**Work to do:** Show only lines that include "React".

══════════════════════════════

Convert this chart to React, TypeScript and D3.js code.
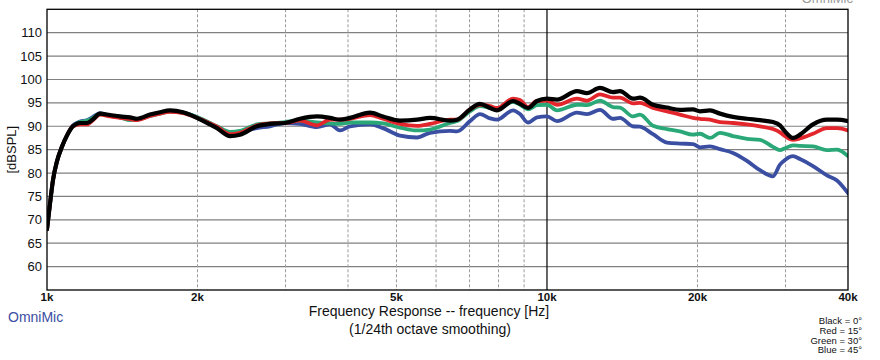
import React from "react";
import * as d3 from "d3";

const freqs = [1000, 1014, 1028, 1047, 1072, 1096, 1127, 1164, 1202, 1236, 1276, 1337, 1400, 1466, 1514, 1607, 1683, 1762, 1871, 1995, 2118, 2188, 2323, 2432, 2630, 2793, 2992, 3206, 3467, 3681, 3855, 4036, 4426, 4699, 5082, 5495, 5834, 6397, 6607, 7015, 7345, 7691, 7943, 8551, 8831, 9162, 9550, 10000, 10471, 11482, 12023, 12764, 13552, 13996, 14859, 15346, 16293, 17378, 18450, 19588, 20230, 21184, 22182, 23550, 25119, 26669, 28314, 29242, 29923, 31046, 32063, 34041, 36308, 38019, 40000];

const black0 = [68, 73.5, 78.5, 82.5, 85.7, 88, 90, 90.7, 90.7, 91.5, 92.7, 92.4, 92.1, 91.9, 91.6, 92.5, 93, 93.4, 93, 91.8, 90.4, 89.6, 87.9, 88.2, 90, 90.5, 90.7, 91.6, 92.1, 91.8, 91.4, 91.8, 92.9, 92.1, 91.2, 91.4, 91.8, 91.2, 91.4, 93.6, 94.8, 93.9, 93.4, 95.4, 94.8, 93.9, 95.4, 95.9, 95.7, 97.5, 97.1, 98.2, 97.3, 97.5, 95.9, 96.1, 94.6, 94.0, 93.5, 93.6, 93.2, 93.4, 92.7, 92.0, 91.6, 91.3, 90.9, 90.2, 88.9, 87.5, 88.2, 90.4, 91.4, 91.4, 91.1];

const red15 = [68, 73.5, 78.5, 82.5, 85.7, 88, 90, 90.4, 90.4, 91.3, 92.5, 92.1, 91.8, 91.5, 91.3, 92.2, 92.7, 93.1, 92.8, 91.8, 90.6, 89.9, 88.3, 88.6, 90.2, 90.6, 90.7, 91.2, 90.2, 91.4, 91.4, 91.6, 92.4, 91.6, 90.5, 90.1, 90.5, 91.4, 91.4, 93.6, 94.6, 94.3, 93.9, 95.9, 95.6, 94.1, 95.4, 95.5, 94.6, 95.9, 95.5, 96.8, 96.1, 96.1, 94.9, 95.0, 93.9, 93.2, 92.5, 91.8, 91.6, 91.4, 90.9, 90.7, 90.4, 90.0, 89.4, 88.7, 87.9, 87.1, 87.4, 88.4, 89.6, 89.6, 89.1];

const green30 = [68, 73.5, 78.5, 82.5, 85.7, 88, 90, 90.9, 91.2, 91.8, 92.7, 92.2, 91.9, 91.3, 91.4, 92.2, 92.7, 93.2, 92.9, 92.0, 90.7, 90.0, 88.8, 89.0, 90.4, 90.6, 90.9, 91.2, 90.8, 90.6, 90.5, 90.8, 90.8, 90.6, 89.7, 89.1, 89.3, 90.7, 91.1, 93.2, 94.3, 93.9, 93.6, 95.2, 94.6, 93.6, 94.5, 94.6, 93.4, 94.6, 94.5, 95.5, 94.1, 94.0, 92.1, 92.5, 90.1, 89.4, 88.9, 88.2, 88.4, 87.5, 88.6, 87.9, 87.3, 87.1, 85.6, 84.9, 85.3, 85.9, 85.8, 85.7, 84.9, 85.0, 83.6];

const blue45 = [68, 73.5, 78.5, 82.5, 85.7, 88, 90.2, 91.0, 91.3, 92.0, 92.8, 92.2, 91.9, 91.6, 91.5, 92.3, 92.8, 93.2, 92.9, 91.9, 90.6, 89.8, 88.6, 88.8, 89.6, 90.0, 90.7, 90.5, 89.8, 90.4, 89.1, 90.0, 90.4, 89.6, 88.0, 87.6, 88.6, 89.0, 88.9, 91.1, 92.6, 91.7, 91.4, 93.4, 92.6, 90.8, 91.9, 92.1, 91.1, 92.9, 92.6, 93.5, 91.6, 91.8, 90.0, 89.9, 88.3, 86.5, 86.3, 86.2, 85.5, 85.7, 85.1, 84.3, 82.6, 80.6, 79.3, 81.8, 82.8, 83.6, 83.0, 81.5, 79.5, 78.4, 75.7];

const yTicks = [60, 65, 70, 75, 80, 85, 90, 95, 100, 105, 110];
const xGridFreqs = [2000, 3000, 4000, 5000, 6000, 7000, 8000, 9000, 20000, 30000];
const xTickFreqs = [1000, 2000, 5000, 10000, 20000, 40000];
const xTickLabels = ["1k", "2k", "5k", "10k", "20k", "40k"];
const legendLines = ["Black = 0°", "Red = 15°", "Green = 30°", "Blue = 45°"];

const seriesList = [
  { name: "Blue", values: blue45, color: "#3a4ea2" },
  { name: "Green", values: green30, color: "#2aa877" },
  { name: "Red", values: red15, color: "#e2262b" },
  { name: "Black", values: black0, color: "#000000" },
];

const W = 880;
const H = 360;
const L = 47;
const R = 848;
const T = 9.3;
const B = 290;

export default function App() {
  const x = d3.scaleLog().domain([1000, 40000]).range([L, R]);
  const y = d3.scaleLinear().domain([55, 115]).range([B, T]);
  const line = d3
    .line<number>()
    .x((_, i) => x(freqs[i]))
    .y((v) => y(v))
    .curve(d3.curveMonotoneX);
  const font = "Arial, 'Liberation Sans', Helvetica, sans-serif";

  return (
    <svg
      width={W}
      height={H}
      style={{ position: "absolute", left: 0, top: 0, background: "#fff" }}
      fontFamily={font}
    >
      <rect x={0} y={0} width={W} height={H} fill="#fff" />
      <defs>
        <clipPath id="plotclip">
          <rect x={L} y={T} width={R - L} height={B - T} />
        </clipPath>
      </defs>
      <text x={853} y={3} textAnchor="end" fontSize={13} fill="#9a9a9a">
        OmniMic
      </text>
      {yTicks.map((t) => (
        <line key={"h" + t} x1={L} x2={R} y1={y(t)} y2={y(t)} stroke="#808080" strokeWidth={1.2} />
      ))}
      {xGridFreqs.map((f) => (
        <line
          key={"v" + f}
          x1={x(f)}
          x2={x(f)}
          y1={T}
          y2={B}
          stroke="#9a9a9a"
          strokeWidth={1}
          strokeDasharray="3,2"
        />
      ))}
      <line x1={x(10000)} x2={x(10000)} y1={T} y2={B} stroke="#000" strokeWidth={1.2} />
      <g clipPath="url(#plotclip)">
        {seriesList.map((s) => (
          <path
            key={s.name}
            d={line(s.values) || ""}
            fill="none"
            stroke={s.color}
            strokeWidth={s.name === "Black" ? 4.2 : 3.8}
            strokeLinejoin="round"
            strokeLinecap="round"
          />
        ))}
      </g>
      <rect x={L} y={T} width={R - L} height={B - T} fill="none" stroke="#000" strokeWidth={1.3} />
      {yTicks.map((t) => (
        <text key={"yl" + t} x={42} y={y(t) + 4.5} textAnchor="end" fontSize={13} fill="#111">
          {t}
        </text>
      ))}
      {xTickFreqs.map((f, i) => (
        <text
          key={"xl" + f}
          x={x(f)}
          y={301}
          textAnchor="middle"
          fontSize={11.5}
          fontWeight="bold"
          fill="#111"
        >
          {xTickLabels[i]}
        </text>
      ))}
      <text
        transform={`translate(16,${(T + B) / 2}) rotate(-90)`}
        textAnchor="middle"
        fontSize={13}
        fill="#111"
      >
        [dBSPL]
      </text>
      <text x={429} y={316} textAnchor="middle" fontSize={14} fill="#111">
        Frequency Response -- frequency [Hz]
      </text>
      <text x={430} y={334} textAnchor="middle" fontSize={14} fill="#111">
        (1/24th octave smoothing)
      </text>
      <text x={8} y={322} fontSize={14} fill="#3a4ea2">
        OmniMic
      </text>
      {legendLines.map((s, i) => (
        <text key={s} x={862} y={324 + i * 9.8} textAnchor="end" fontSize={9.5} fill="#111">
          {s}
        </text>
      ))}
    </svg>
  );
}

══════════════════════════════

**Correct output:**
Convert this chart to React, TypeScript and D3.js code.
import React from "react";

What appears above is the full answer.